__Problem details__.
Copy out the listing that follows exactly, dropping every picture.

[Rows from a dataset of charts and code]
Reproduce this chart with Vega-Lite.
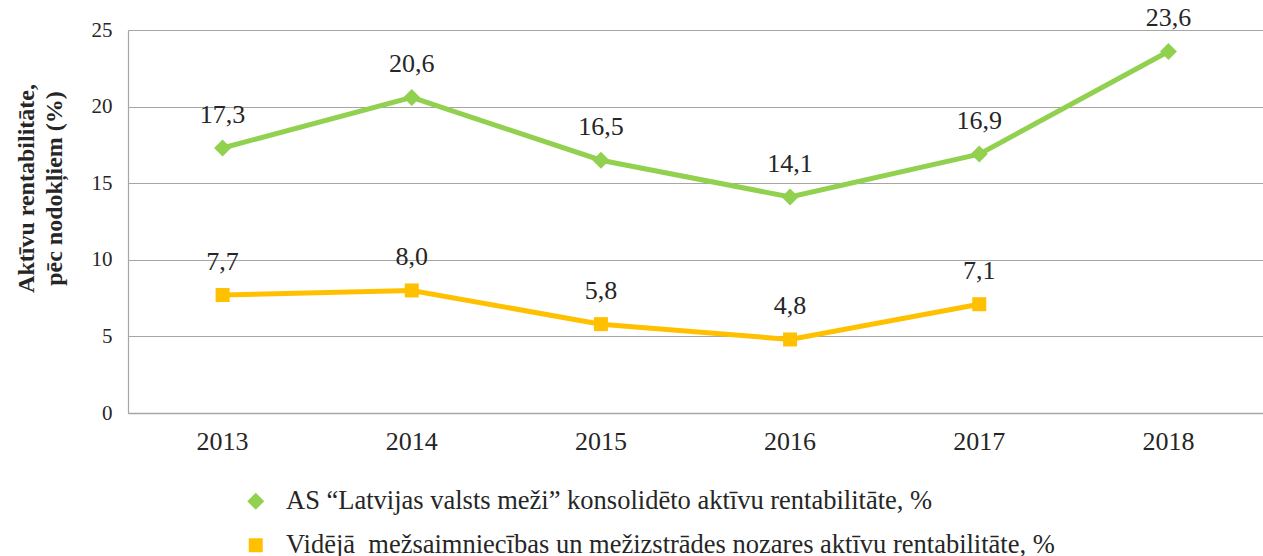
{
  "$schema": "https://vega.github.io/schema/vega-lite/v6.json",
  "width": 1135,
  "height": 383,
  "autosize": {"type": "none"},
  "padding": {"left": 128, "top": 30, "right": 0, "bottom": 143},
  "background": "white",
  "config": {
    "view": {"stroke": null},
    "font": "Liberation Serif, Times New Roman, serif",
    "locale": {"number": {"decimal": ",", "thousands": " ", "grouping": [3], "currency": ["", " €"]}}
  },
  "data": {
    "values": [
      {"year": "2013", "series": "AS “Latvijas valsts meži” konsolidēto aktīvu rentabilitāte, %", "value": 17.3},
      {"year": "2014", "series": "AS “Latvijas valsts meži” konsolidēto aktīvu rentabilitāte, %", "value": 20.6},
      {"year": "2015", "series": "AS “Latvijas valsts meži” konsolidēto aktīvu rentabilitāte, %", "value": 16.5},
      {"year": "2016", "series": "AS “Latvijas valsts meži” konsolidēto aktīvu rentabilitāte, %", "value": 14.1},
      {"year": "2017", "series": "AS “Latvijas valsts meži” konsolidēto aktīvu rentabilitāte, %", "value": 16.9},
      {"year": "2018", "series": "AS “Latvijas valsts meži” konsolidēto aktīvu rentabilitāte, %", "value": 23.6},
      {"year": "2013", "series": "Vidējā  mežsaimniecības un mežizstrādes nozares aktīvu rentabilitāte, %", "value": 7.7},
      {"year": "2014", "series": "Vidējā  mežsaimniecības un mežizstrādes nozares aktīvu rentabilitāte, %", "value": 8.0},
      {"year": "2015", "series": "Vidējā  mežsaimniecības un mežizstrādes nozares aktīvu rentabilitāte, %", "value": 5.8},
      {"year": "2016", "series": "Vidējā  mežsaimniecības un mežizstrādes nozares aktīvu rentabilitāte, %", "value": 4.8},
      {"year": "2017", "series": "Vidējā  mežsaimniecības un mežizstrādes nozares aktīvu rentabilitāte, %", "value": 7.1}
    ]
  },
  "encoding": {
    "x": {
      "field": "year", "type": "ordinal",
      "scale": {"type": "band", "paddingInner": 0, "paddingOuter": 0},
      "axis": {
        "title": null, "labelAngle": 0, "labelFontSize": 26, "labelColor": "#262626",
        "labelFont": "Liberation Serif, Times New Roman, serif",
        "labelPadding": 15, "ticks": false, "grid": false,
        "domainColor": "#a6a6a6", "domainWidth": 1.5
      }
    },
    "y": {
      "field": "value", "type": "quantitative",
      "scale": {"domain": [0, 25], "nice": false},
      "axis": {
        "values": [0, 5, 10, 15, 20, 25],
        "labelFontSize": 21, "labelColor": "#262626", "labelPadding": 16,
        "labelFont": "Liberation Serif, Times New Roman, serif",
        "ticks": false, "gridColor": "#a6a6a6", "gridWidth": 1.2,
        "domainColor": "#a6a6a6", "domainWidth": 1.2,
        "title": ["Aktīvu rentabilitāte,", "pēc nodokļiem (%)"],
        "titleFont": "Liberation Serif, Times New Roman, serif",
        "titleFontSize": 24, "titleFontWeight": "bold", "titleColor": "#262626",
        "titleLineHeight": 28, "titleBaseline": "middle", "titleAngle": -90,
        "titleX": -102, "titleY": 158, "titleAlign": "center"
      }
    }
  },
  "layer": [
    {
      "mark": {"type": "line", "strokeWidth": 5},
      "encoding": {
        "stroke": {
          "field": "series", "type": "nominal",
          "scale": {
            "domain": ["AS “Latvijas valsts meži” konsolidēto aktīvu rentabilitāte, %", "Vidējā  mežsaimniecības un mežizstrādes nozares aktīvu rentabilitāte, %"],
            "range": ["#92D050", "#FFC000"]
          }
        }
      }
    },
    {
      "mark": {"type": "point", "filled": true, "opacity": 1, "strokeWidth": 0},
      "encoding": {
        "color": {
          "field": "series", "type": "nominal",
          "scale": {
            "domain": ["AS “Latvijas valsts meži” konsolidēto aktīvu rentabilitāte, %", "Vidējā  mežsaimniecības un mežizstrādes nozares aktīvu rentabilitāte, %"],
            "range": ["#92D050", "#FFC000"]
          },
          "legend": {
            "title": null, "orient": "none", "legendX": 114.5, "legendY": 458,
            "direction": "vertical", "padding": 0, "rowPadding": 17,
            "labelFontSize": 26.5, "labelColor": "#262626", "labelFont": "Liberation Serif, Times New Roman, serif",
            "labelExpr": "replace(datum.label, 'Vidējā  ', 'Vidējā\u00a0 ')",
            "labelLimit": 0, "labelOffset": 17, "symbolSize": 256, "symbolStrokeWidth": 0
          }
        },
        "shape": {
          "field": "series", "type": "nominal",
          "scale": {
            "domain": ["AS “Latvijas valsts meži” konsolidēto aktīvu rentabilitāte, %", "Vidējā  mežsaimniecības un mežizstrādes nozares aktīvu rentabilitāte, %"],
            "range": ["diamond", "square"]
          }
        },
        "size": {
          "field": "series", "type": "nominal",
          "scale": {
            "domain": ["AS “Latvijas valsts meži” konsolidēto aktīvu rentabilitāte, %", "Vidējā  mežsaimniecības un mežizstrādes nozares aktīvu rentabilitāte, %"],
            "range": [289, 196]
          }
        }
      }
    },
    {
      "mark": {"type": "text", "fontSize": 26, "dy": -25, "baseline": "alphabetic", "color": "#262626", "font": "Liberation Serif, Times New Roman, serif"},
      "encoding": {
        "text": {"field": "value", "type": "quantitative", "format": ".1f"}
      }
    }
  ]
}
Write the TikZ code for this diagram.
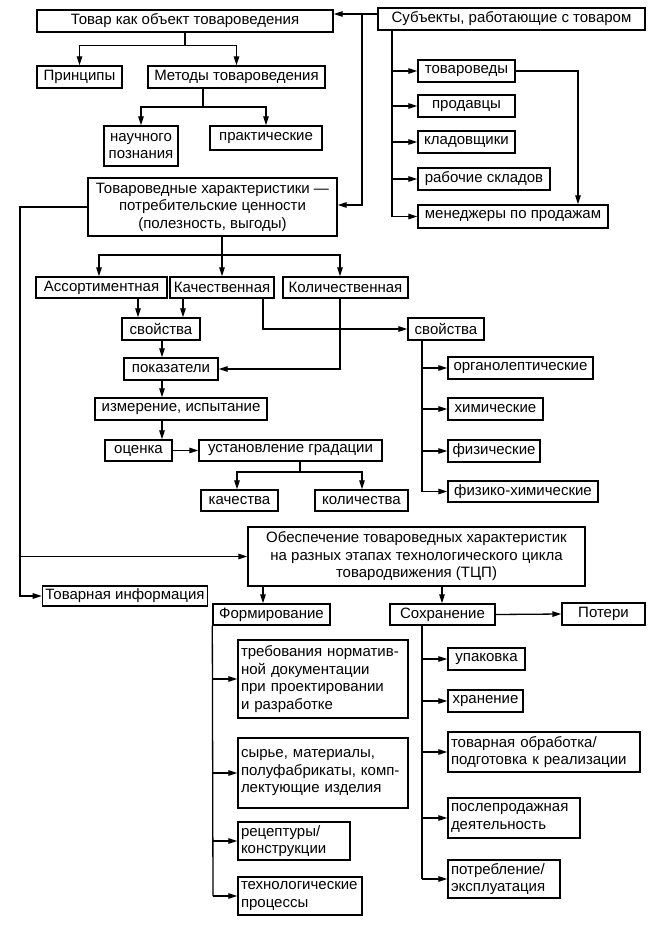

__Output for this task__.
Reproduce this chart with Vega-Lite.
{
  "$schema": "https://vega.github.io/schema/vega-lite/v6.json",
  "width": 1135,
  "height": 383,
  "autosize": {"type": "none"},
  "padding": {"left": 128, "top": 30, "right": 0, "bottom": 143},
  "background": "white",
  "config": {
    "view": {"stroke": null},
    "font": "Liberation Serif, Times New Roman, serif",
    "locale": {"number": {"decimal": ",", "thousands": " ", "grouping": [3], "currency": ["", " €"]}}
  },
  "data": {
    "values": [
      {"year": "2013", "series": "AS “Latvijas valsts meži” konsolidēto aktīvu rentabilitāte, %", "value": 17.3},
      {"year": "2014", "series": "AS “Latvijas valsts meži” konsolidēto aktīvu rentabilitāte, %", "value": 20.6},
      {"year": "2015", "series": "AS “Latvijas valsts meži” konsolidēto aktīvu rentabilitāte, %", "value": 16.5},
      {"year": "2016", "series": "AS “Latvijas valsts meži” konsolidēto aktīvu rentabilitāte, %", "value": 14.1},
      {"year": "2017", "series": "AS “Latvijas valsts meži” konsolidēto aktīvu rentabilitāte, %", "value": 16.9},
      {"year": "2018", "series": "AS “Latvijas valsts meži” konsolidēto aktīvu rentabilitāte, %", "value": 23.6},
      {"year": "2013", "series": "Vidējā  mežsaimniecības un mežizstrādes nozares aktīvu rentabilitāte, %", "value": 7.7},
      {"year": "2014", "series": "Vidējā  mežsaimniecības un mežizstrādes nozares aktīvu rentabilitāte, %", "value": 8.0},
      {"year": "2015", "series": "Vidējā  mežsaimniecības un mežizstrādes nozares aktīvu rentabilitāte, %", "value": 5.8},
      {"year": "2016", "series": "Vidējā  mežsaimniecības un mežizstrādes nozares aktīvu rentabilitāte, %", "value": 4.8},
      {"year": "2017", "series": "Vidējā  mežsaimniecības un mežizstrādes nozares aktīvu rentabilitāte, %", "value": 7.1}
    ]
  },
  "encoding": {
    "x": {
      "field": "year", "type": "ordinal",
      "scale": {"type": "band", "paddingInner": 0, "paddingOuter": 0},
      "axis": {
        "title": null, "labelAngle": 0, "labelFontSize": 26, "labelColor": "#262626",
        "labelFont": "Liberation Serif, Times New Roman, serif",
        "labelPadding": 15, "ticks": false, "grid": false,
        "domainColor": "#a6a6a6", "domainWidth": 1.5
      }
    },
    "y": {
      "field": "value", "type": "quantitative",
      "scale": {"domain": [0, 25], "nice": false},
      "axis": {
        "values": [0, 5, 10, 15, 20, 25],
        "labelFontSize": 21, "labelColor": "#262626", "labelPadding": 16,
        "labelFont": "Liberation Serif, Times New Roman, serif",
        "ticks": false, "gridColor": "#a6a6a6", "gridWidth": 1.2,
        "domainColor": "#a6a6a6", "domainWidth": 1.2,
        "title": ["Aktīvu rentabilitāte,", "pēc nodokļiem (%)"],
        "titleFont": "Liberation Serif, Times New Roman, serif",
        "titleFontSize": 24, "titleFontWeight": "bold", "titleColor": "#262626",
        "titleLineHeight": 28, "titleBaseline": "middle", "titleAngle": -90,
        "titleX": -102, "titleY": 158, "titleAlign": "center"
      }
    }
  },
  "layer": [
    {
      "mark": {"type": "line", "strokeWidth": 5},
      "encoding": {
        "stroke": {
          "field": "series", "type": "nominal",
          "scale": {
            "domain": ["AS “Latvijas valsts meži” konsolidēto aktīvu rentabilitāte, %", "Vidējā  mežsaimniecības un mežizstrādes nozares aktīvu rentabilitāte, %"],
            "range": ["#92D050", "#FFC000"]
          }
        }
      }
    },
    {
      "mark": {"type": "point", "filled": true, "opacity": 1, "strokeWidth": 0},
      "encoding": {
        "color": {
          "field": "series", "type": "nominal",
          "scale": {
            "domain": ["AS “Latvijas valsts meži” konsolidēto aktīvu rentabilitāte, %", "Vidējā  mežsaimniecības un mežizstrādes nozares aktīvu rentabilitāte, %"],
            "range": ["#92D050", "#FFC000"]
          },
          "legend": {
            "title": null, "orient": "none", "legendX": 114.5, "legendY": 458,
            "direction": "vertical", "padding": 0, "rowPadding": 17,
            "labelFontSize": 26.5, "labelColor": "#262626", "labelFont": "Liberation Serif, Times New Roman, serif",
            "labelExpr": "replace(datum.label, 'Vidējā  ', 'Vidējā\u00a0 ')",
            "labelLimit": 0, "labelOffset": 17, "symbolSize": 256, "symbolStrokeWidth": 0
          }
        },
        "shape": {
          "field": "series", "type": "nominal",
          "scale": {
            "domain": ["AS “Latvijas valsts meži” konsolidēto aktīvu rentabilitāte, %", "Vidējā  mežsaimniecības un mežizstrādes nozares aktīvu rentabilitāte, %"],
            "range": ["diamond", "square"]
          }
        },
        "size": {
          "field": "series", "type": "nominal",
          "scale": {
            "domain": ["AS “Latvijas valsts meži” konsolidēto aktīvu rentabilitāte, %", "Vidējā  mežsaimniecības un mežizstrādes nozares aktīvu rentabilitāte, %"],
            "range": [289, 196]
          }
        }
      }
    },
    {
      "mark": {"type": "text", "fontSize": 26, "dy": -25, "baseline": "alphabetic", "color": "#262626", "font": "Liberation Serif, Times New Roman, serif"},
      "encoding": {
        "text": {"field": "value", "type": "quantitative", "format": ".1f"}
      }
    }
  ]
}
Write the TikZ code for this diagram.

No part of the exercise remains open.